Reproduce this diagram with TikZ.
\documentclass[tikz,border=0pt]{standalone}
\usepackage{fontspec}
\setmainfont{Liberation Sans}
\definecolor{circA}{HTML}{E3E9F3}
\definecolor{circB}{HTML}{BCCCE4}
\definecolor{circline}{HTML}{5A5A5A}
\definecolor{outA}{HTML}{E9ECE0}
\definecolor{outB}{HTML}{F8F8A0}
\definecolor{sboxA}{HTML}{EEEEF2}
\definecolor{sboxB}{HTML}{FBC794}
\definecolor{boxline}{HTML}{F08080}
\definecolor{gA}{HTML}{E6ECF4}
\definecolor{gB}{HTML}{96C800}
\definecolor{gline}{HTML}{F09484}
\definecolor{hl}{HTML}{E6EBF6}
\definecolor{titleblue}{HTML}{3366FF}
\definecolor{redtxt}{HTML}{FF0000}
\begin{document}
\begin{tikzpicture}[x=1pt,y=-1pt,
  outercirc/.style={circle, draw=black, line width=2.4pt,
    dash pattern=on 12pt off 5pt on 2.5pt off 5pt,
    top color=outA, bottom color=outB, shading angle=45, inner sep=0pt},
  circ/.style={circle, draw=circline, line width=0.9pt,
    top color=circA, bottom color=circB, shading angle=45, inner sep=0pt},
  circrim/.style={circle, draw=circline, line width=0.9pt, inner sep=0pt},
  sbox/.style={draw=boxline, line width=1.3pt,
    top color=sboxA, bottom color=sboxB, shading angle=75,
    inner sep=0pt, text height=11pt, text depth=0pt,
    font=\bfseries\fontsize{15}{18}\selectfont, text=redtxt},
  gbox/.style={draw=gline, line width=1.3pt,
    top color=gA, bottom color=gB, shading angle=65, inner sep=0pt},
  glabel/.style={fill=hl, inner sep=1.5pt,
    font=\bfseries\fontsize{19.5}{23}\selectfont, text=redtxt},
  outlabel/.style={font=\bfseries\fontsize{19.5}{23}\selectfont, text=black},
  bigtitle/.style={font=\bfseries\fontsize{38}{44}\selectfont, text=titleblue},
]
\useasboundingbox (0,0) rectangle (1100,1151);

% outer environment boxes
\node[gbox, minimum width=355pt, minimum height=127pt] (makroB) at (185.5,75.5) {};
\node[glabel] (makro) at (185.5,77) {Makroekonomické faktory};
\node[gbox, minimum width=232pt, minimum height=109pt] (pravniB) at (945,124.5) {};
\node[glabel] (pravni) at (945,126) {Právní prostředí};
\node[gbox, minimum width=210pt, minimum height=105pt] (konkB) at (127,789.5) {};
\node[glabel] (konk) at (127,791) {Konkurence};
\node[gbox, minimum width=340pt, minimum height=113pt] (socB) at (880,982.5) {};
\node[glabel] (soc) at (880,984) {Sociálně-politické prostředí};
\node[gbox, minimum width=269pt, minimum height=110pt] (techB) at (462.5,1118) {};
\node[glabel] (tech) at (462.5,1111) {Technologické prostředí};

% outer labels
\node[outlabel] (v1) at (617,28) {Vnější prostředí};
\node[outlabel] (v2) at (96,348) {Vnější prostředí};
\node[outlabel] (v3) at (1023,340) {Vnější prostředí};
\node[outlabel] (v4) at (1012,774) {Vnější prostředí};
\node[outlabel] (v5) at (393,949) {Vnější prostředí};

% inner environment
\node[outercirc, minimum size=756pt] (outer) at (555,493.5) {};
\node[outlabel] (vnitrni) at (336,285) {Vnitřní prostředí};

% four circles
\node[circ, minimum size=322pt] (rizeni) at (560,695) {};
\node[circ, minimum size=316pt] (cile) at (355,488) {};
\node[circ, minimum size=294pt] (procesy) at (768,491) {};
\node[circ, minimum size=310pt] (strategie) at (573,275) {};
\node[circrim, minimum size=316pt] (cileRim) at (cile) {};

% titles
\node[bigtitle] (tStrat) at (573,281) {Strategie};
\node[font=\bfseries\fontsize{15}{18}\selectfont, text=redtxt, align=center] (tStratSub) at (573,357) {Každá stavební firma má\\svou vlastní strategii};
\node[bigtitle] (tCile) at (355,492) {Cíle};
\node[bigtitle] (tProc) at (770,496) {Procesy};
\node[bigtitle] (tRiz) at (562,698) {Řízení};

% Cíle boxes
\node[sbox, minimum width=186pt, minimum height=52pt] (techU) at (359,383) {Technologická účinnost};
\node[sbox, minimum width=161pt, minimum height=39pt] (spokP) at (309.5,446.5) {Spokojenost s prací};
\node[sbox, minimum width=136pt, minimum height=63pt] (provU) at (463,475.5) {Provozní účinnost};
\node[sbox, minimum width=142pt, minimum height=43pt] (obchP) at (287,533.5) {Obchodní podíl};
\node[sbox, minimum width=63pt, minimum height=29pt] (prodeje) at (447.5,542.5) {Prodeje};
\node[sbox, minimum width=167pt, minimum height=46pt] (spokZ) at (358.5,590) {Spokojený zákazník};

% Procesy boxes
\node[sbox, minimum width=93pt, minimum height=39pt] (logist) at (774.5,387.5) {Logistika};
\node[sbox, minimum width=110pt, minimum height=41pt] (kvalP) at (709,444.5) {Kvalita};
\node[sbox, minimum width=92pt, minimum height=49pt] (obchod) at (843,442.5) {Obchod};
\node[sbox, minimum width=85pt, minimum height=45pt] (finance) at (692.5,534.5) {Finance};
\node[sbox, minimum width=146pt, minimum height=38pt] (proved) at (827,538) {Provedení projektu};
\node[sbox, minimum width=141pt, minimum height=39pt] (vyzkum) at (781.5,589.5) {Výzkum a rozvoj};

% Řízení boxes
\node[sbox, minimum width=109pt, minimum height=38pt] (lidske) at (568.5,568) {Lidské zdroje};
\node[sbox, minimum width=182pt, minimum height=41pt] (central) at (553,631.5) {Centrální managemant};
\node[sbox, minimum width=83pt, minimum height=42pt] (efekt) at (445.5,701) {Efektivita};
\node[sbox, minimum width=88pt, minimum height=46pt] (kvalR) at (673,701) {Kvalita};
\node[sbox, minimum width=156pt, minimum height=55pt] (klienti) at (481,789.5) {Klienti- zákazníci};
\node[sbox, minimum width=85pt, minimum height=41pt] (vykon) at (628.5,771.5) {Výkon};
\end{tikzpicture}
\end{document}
_ _ _ _ _
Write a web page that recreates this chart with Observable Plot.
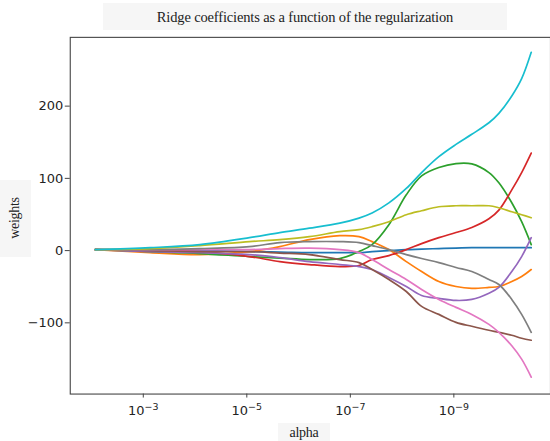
_ _ _ _ _
Exercise requirements ::
Take the listing above and repeat exactly the lines from the one containing "Reproduce this diagram with TikZ." through the one containing "(0,0) rectangle (1100,1151);", both included.

Reply ::
Reproduce this diagram with TikZ.
\documentclass[tikz,border=0pt]{standalone}
\usepackage{fontspec}
\setmainfont{Liberation Sans}
\definecolor{circA}{HTML}{E3E9F3}
\definecolor{circB}{HTML}{BCCCE4}
\definecolor{circline}{HTML}{5A5A5A}
\definecolor{outA}{HTML}{E9ECE0}
\definecolor{outB}{HTML}{F8F8A0}
\definecolor{sboxA}{HTML}{EEEEF2}
\definecolor{sboxB}{HTML}{FBC794}
\definecolor{boxline}{HTML}{F08080}
\definecolor{gA}{HTML}{E6ECF4}
\definecolor{gB}{HTML}{96C800}
\definecolor{gline}{HTML}{F09484}
\definecolor{hl}{HTML}{E6EBF6}
\definecolor{titleblue}{HTML}{3366FF}
\definecolor{redtxt}{HTML}{FF0000}
\begin{document}
\begin{tikzpicture}[x=1pt,y=-1pt,
  outercirc/.style={circle, draw=black, line width=2.4pt,
    dash pattern=on 12pt off 5pt on 2.5pt off 5pt,
    top color=outA, bottom color=outB, shading angle=45, inner sep=0pt},
  circ/.style={circle, draw=circline, line width=0.9pt,
    top color=circA, bottom color=circB, shading angle=45, inner sep=0pt},
  circrim/.style={circle, draw=circline, line width=0.9pt, inner sep=0pt},
  sbox/.style={draw=boxline, line width=1.3pt,
    top color=sboxA, bottom color=sboxB, shading angle=75,
    inner sep=0pt, text height=11pt, text depth=0pt,
    font=\bfseries\fontsize{15}{18}\selectfont, text=redtxt},
  gbox/.style={draw=gline, line width=1.3pt,
    top color=gA, bottom color=gB, shading angle=65, inner sep=0pt},
  glabel/.style={fill=hl, inner sep=1.5pt,
    font=\bfseries\fontsize{19.5}{23}\selectfont, text=redtxt},
  outlabel/.style={font=\bfseries\fontsize{19.5}{23}\selectfont, text=black},
  bigtitle/.style={font=\bfseries\fontsize{38}{44}\selectfont, text=titleblue},
]
\useasboundingbox (0,0) rectangle (1100,1151);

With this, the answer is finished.